Differentiability along a path $\Rightarrow$ existence of a directional derivative?

Question

$\newcommand{\R}{\mathbb{R}}$ $\newcommand{\al}{\alpha}$

Let $\Phi:\R^2 \to \R$. Let $\al:I \to \R^2$ be a path which is differentiable at $t=0$, and $\dot \al(0) \neq (0,0)$.

Assume that $\Phi \circ \alpha$ is differentiable at $t=0$.

Is it true that $\Phi$ has a directional derivative at the point $\al(0)$ at the direction $\dot \al(0)$?

Remarks:

1) If $\Phi$ is Lipschitz, the answer is yes (and the directional derivative coincides with $\Phi \circ \alpha'(0)$).
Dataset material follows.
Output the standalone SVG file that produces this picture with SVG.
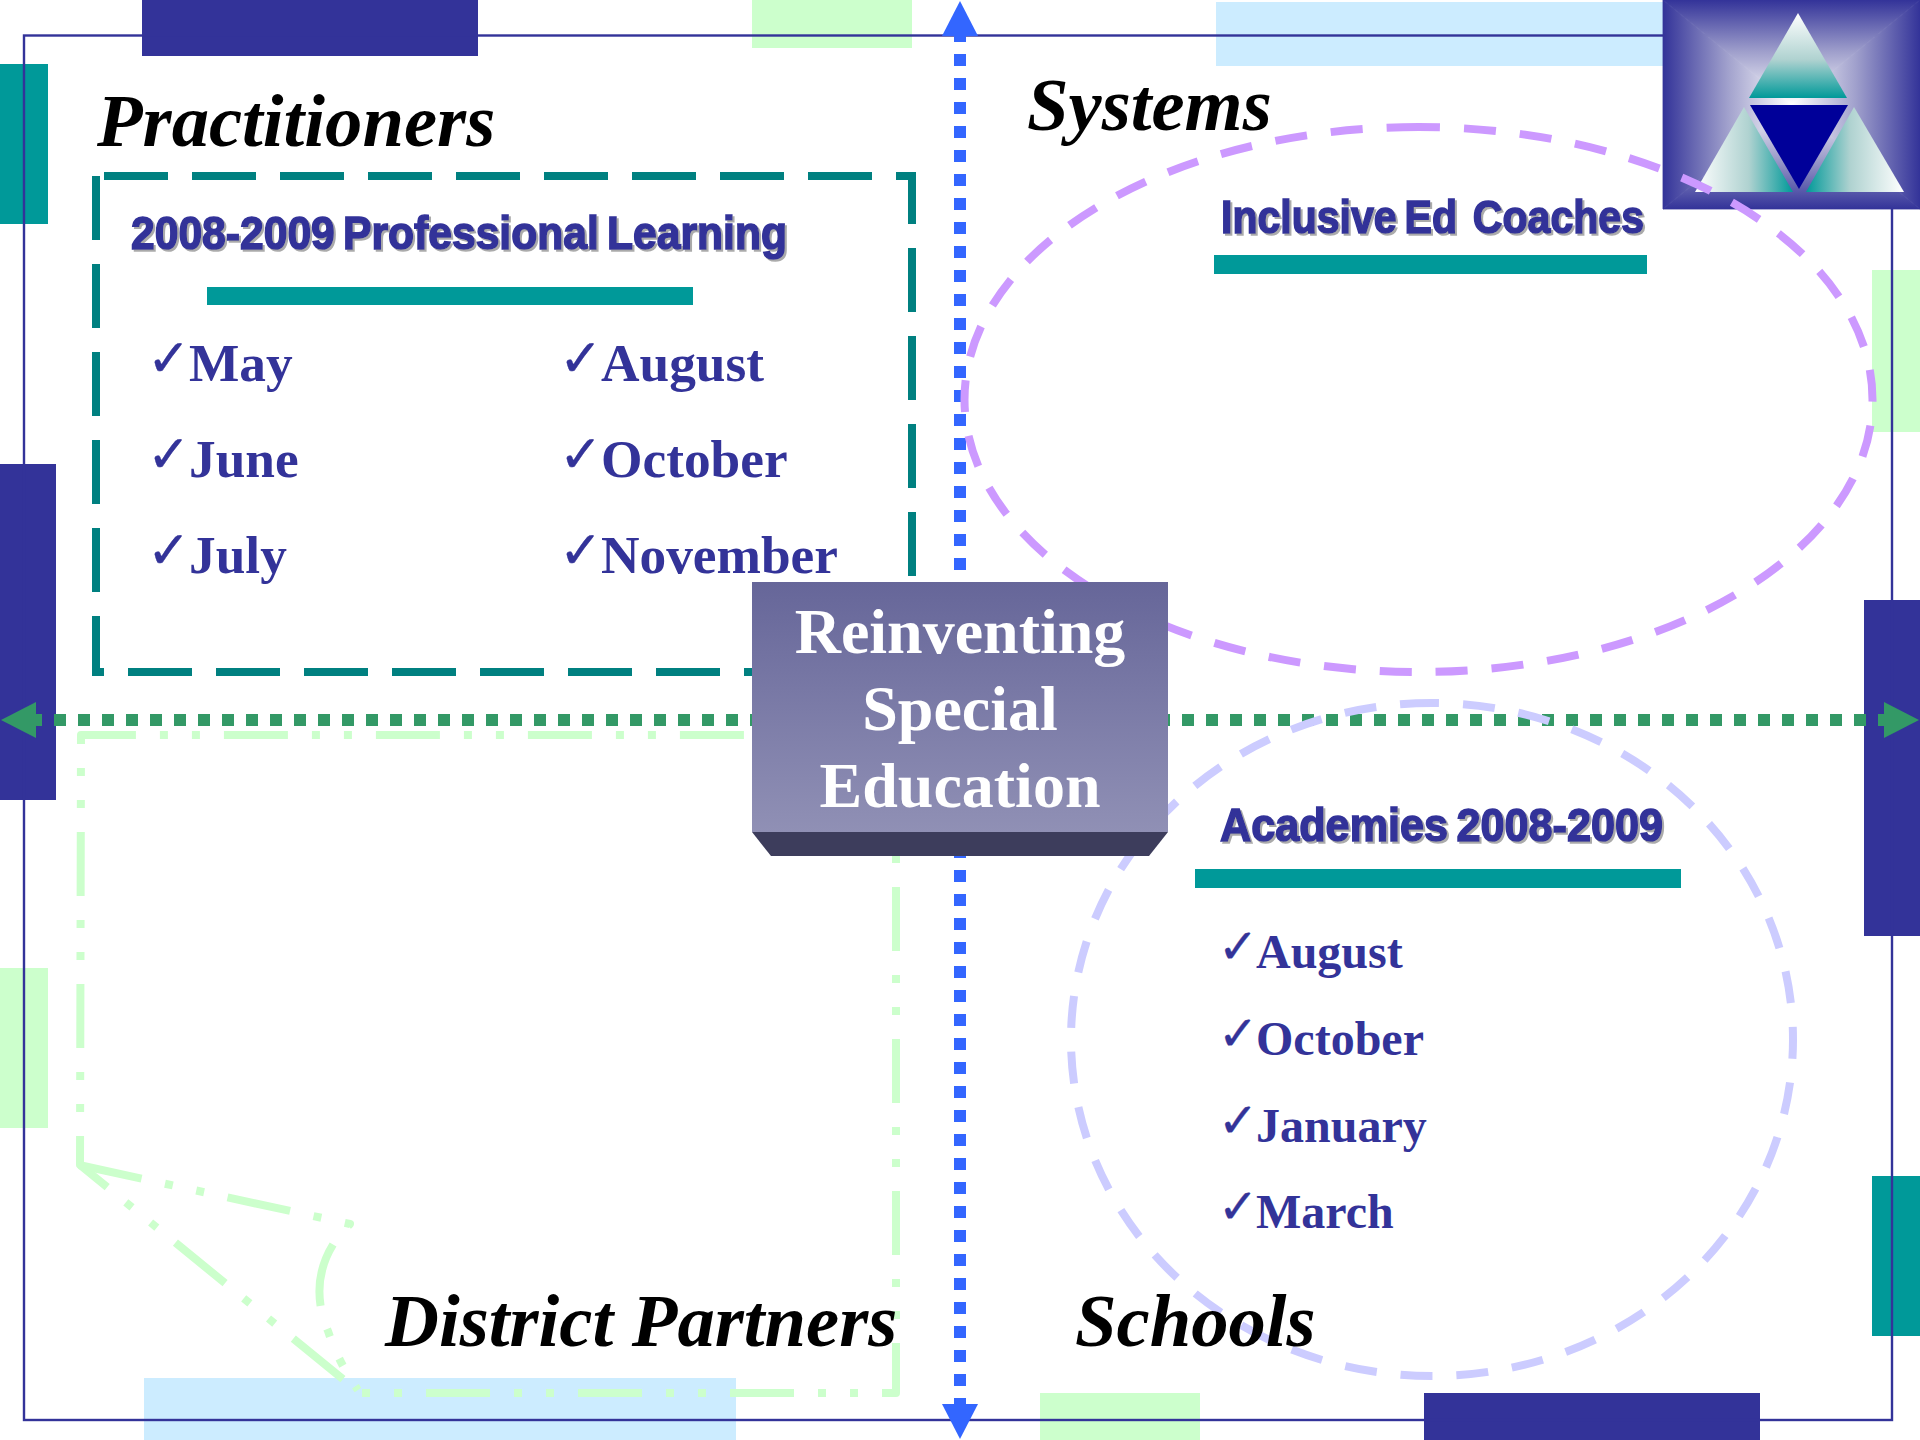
<svg xmlns="http://www.w3.org/2000/svg" width="1920" height="1440" viewBox="0 0 1920 1440">
<style>
.navy{fill:#333399}.teal{fill:#009999}.lg{fill:#CCFFCC}.lb{fill:#CCECFF}
.title{font-family:"Liberation Serif",serif;font-weight:bold;font-style:italic;font-size:74.67px;fill:#000}
.head{font-family:"Liberation Sans",Arial,sans-serif;font-weight:bold;font-size:47px;fill:#333399;stroke:#333399;stroke-width:1.6;filter:url(#sh);white-space:pre;word-spacing:-4px}
.big{font-family:"Liberation Serif",serif;font-weight:bold;font-size:53.33px;fill:#333399}
.small{font-family:"Liberation Serif",serif;font-weight:bold;font-size:48px;fill:#333399}
.ck{font-family:"DejaVu Sans",sans-serif;fill:#333399;stroke:#333399;stroke-width:.4}
.ctr{font-family:"Liberation Serif",serif;font-weight:bold;font-size:64px;fill:#fff;text-anchor:middle}
.axis{fill:none;stroke-width:12;stroke-dasharray:12 12;stroke-dashoffset:6}
.bg{stroke-width:.8}
</style>
<defs>
<filter id="sh" x="-5%" y="-20%" width="110%" height="140%"><feDropShadow dx="2" dy="2" stdDeviation="0.6" flood-color="#aaaaaa"/></filter>
<marker id="ab" markerUnits="userSpaceOnUse" markerWidth="36" markerHeight="36" refX="0" refY="18" orient="auto-start-reverse"><path d="M0 0L35 18L0 36Z" fill="#3366FF"/></marker>
<marker id="ag" markerUnits="userSpaceOnUse" markerWidth="36" markerHeight="36" refX="0" refY="18" orient="auto-start-reverse"><path d="M0 0L35 18L0 36Z" fill="#339966"/></marker>
<linearGradient id="bt" gradientUnits="userSpaceOnUse" x1="0" y1="0" x2="0" y2="104.5"><stop offset="0" stop-color="#333399"/><stop offset=".5" stop-color="#A0A0CC"/><stop offset="1" stop-color="#fff"/></linearGradient>
<linearGradient id="bb" gradientUnits="userSpaceOnUse" x1="0" y1="209" x2="0" y2="104.5"><stop offset="0" stop-color="#333399"/><stop offset=".5" stop-color="#A0A0CC"/><stop offset="1" stop-color="#fff"/></linearGradient>
<linearGradient id="bl" gradientUnits="userSpaceOnUse" x1="1663" y1="0" x2="1791.5" y2="0"><stop offset="0" stop-color="#333399"/><stop offset=".5" stop-color="#A0A0CC"/><stop offset="1" stop-color="#fff"/></linearGradient>
<linearGradient id="br" gradientUnits="userSpaceOnUse" x1="1920" y1="0" x2="1791.5" y2="0"><stop offset="0" stop-color="#333399"/><stop offset=".5" stop-color="#A0A0CC"/><stop offset="1" stop-color="#fff"/></linearGradient>
<linearGradient id="tt" x1="0" y1="0" x2="0" y2="1"><stop offset="0" stop-color="#fff"/><stop offset=".55" stop-color="#AFD2D0"/><stop offset="1" stop-color="#009999"/></linearGradient>
<linearGradient id="tl" x1="0" y1="0" x2="1" y2="0"><stop offset="0" stop-color="#fff"/><stop offset=".55" stop-color="#AFD2D0"/><stop offset="1" stop-color="#009999"/></linearGradient>
<linearGradient id="tr" x1="1" y1="0" x2="0" y2="0"><stop offset="0" stop-color="#fff"/><stop offset=".55" stop-color="#AFD2D0"/><stop offset="1" stop-color="#009999"/></linearGradient>
<linearGradient id="box" x1="0" y1="0" x2="0" y2="1"><stop offset="0" stop-color="#666699"/><stop offset="1" stop-color="#9090B5"/></linearGradient>
</defs>
<rect width="1920" height="1440" fill="#fff"/>
<g id="decor">
<rect class="navy" x="142" y="0" width="336" height="56"/>
<rect class="lg" x="752" y="0" width="160" height="48"/>
<rect class="lb" x="1216" y="2" width="447" height="64"/>
<rect class="teal" x="0" y="64" width="48" height="160"/>
<rect class="navy" x="0" y="464" width="56" height="336"/>
<rect class="lg" x="0" y="968" width="48" height="160"/>
<rect class="lg" x="1872" y="270" width="48" height="162"/>
<rect class="navy" x="1864" y="600" width="56" height="336"/>
<rect class="teal" x="1872" y="1176" width="48" height="160"/>
<rect class="lb" x="144" y="1378" width="592" height="62"/>
<rect class="lg" x="1040" y="1393" width="160" height="47"/>
<rect class="navy" x="1424" y="1393" width="336" height="47"/>
<rect x="24" y="35.5" width="1868" height="1384.5" fill="none" stroke="#333399" stroke-width="2.4"/>
</g>
<g id="logo">
<path class="bg" d="M1663 0H1920L1791.5 104.5Z" fill="url(#bt)" stroke="url(#bt)"/>
<path class="bg" d="M1663 209H1920L1791.5 104.5Z" fill="url(#bb)" stroke="url(#bb)"/>
<path class="bg" d="M1663 0V209L1791.5 104.5Z" fill="url(#bl)" stroke="url(#bl)"/>
<path class="bg" d="M1920 0V209L1791.5 104.5Z" fill="url(#br)" stroke="url(#br)"/>
<path d="M1798 13L1847 98H1749Z" fill="url(#tt)"/>
<path d="M1744 107L1793 192H1695Z" fill="url(#tl)"/>
<path d="M1854 107L1904 192H1806Z" fill="url(#tr)"/>
<path d="M1750 105H1848L1799 189Z" fill="#000099"/>
</g>
<g id="connectors">
<path class="axis" d="M960 36V1404" stroke="#3366FF" marker-start="url(#ab)" marker-end="url(#ab)"/>
<path class="axis" d="M36 720H1884" stroke="#339966" marker-start="url(#ag)" marker-end="url(#ag)"/>
</g>
<g id="practitioners">
<path d="M96 176V672H912V176Z" fill="none" stroke="#008080" stroke-width="8" stroke-dasharray="64 24"/>
<text class="title" x="97" y="146">Practitioners</text>
<text class="head" x="131" y="249" textLength="656" lengthAdjust="spacingAndGlyphs">2008-2009 Professional Learning</text>
<rect class="teal" x="207" y="287" width="486" height="18"/>
<g font-size="52">
<text class="ck" x="147" y="376">✓</text><text class="big" x="189" y="381">May</text>
<text class="ck" x="147" y="472">✓</text><text class="big" x="189" y="477">June</text>
<text class="ck" x="147" y="568">✓</text><text class="big" x="189" y="573">July</text>
<text class="ck" x="559" y="376">✓</text><text class="big" x="601" y="381">August</text>
<text class="ck" x="559" y="472">✓</text><text class="big" x="601" y="477">October</text>
<text class="ck" x="559" y="568">✓</text><text class="big" x="601" y="573">November</text>
</g>
</g>
<g id="systems">
<path d="M1418.5 127A454 272.5 0 0 0 964.5 399.5A454 272.5 0 0 0 1418.5 672A454 272.5 0 0 0 1872.5 399.5A454 272.5 0 0 0 1418.5 127" fill="none" stroke="#CC99FF" stroke-width="8" stroke-dasharray="32 24"/>
<text class="title" x="1027" y="130">Systems</text>
<text class="head" x="1221" y="233" textLength="423" lengthAdjust="spacingAndGlyphs">Inclusive Ed  Coaches</text>
<rect class="teal" x="1214" y="255" width="433" height="19"/>
</g>
<g id="district-partners">
<path d="M896 735V1393H360L80 1165L81 735H896" fill="none" stroke="#CCFFCC" stroke-width="8" stroke-linejoin="round" stroke-dasharray="64 24 8 24 8 24"/>
<path d="M79 1165L350 1224C322 1250 310 1290 328 1331C335 1352 345 1372 358 1390" fill="none" stroke="#CCFFCC" stroke-width="8" stroke-linejoin="round" stroke-dasharray="64 24 8 24 8 24"/>
<text class="title" x="385" y="1346">District Partners</text>
</g>
<g id="schools">
<path d="M1432 703A361 336.5 0 0 0 1071 1039.5A361 336.5 0 0 0 1432 1376A361 336.5 0 0 0 1793 1039.5A361 336.5 0 0 0 1432 703" fill="none" stroke="#CCCCFF" stroke-width="8" stroke-dasharray="32 24"/>
<text class="title" x="1075" y="1346">Schools</text>
<text class="head" x="1220" y="841" textLength="443" lengthAdjust="spacingAndGlyphs">Academies 2008-2009</text>
<rect class="teal" x="1195" y="869" width="486" height="19"/>
<g font-size="48">
<text class="ck" x="1218" y="963">✓</text><text class="small" x="1256" y="968">August</text>
<text class="ck" x="1218" y="1050">✓</text><text class="small" x="1256" y="1055">October</text>
<text class="ck" x="1218" y="1137">✓</text><text class="small" x="1256" y="1142">January</text>
<text class="ck" x="1218" y="1223">✓</text><text class="small" x="1256" y="1228">March</text>
</g>
</g>
<g id="center">
<rect x="752" y="582" width="416" height="250" fill="url(#box)"/>
<path d="M752 832H1168L1149 856H771Z" fill="#3D3D5C"/>
<text class="ctr" x="960" y="653">Reinventing</text>
<text class="ctr" x="960" y="730">Special</text>
<text class="ctr" x="960" y="807">Education</text>
</g>
</svg>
Thus, in order to find a counter-example, we need to search for non-Lipschitz functions.

2) In this question, I gave what I thought to be a counter-example, which turned out to be wrong (example 2).

Answer 1

Consider $\alpha(t)=(t,t^2)$. Notice that $\alpha'(t)=(1,2t)$, hence $\alpha'(0)=(1,0)$.

Now, several things can go wrong:

1. $\Phi(x,0)$ may not be continuous at $0$, while $\Phi\circ\alpha$ can be constant. For instance: $$\Phi(x,y)=\begin{cases}1&\text{if }y=x^2\vee (x,y)\in\Bbb Q^2\\0&\text{otherwise}\end{cases}$$

2. $\Phi(x,y)$ can be continous, $\Phi\circ\alpha$ can be a polynomial but $\Phi(x,0)$ may not be differentiable at $x=0$ as a function $\Bbb R\to\Bbb R$. For instance, $$\Phi(x,y)=\begin{cases}x^2&\text{if }y\ge x^2\\ \lvert x\rvert+\dfrac{y}{x^2}(x^2-\lvert x\rvert)&\text{if }0<y<x^2\\\lvert x\rvert&\text{if }y\le 0\end{cases}$$

3. $\Phi$ can be continous, $\Phi\circ\alpha$ can be a polynomial, $\dfrac{\partial \Phi}{\partial x}(0,0)$ can exist, but $(\Phi\circ\alpha)'(0)\ne \dfrac{\partial \Phi}{\partial x}(0,0)$.

   For instance, consider $$\Phi(x,y)=\begin{cases}0&\text{if }y\le 0\\(\operatorname{sgn}x)\sqrt{y}&\text{if }0<y<x^2\\x&\text{if }y\ge x^2\end{cases}$$ $(\Phi\circ\alpha)'(t)\equiv 1$, but $\dfrac{\partial\Phi}{\partial x}(x,0)\equiv 0$.

Answer 2

Let $\Phi(x,0) = \sin(1/x), x\ne 0,$ $\Phi (x,y) =0$ elsewhere. Define $\alpha (t) = (t,t^2).$ Note $\alpha(0) = (0,0),\alpha'(0)=(1,0).$ We have $\Phi\circ \alpha \equiv 0,$ so $(\Phi\circ \alpha)'(0) = 0.$ Does $D_{\alpha'(0)}\Phi (0,0)$ exist? No, because if it did, it would just be the partial derivitave of $\Phi$ with respect to $x$ at $(0,0).$ But $\Phi(x,0)$ is not even continuous at $x=0,$ so there's no chance for that partial derivative.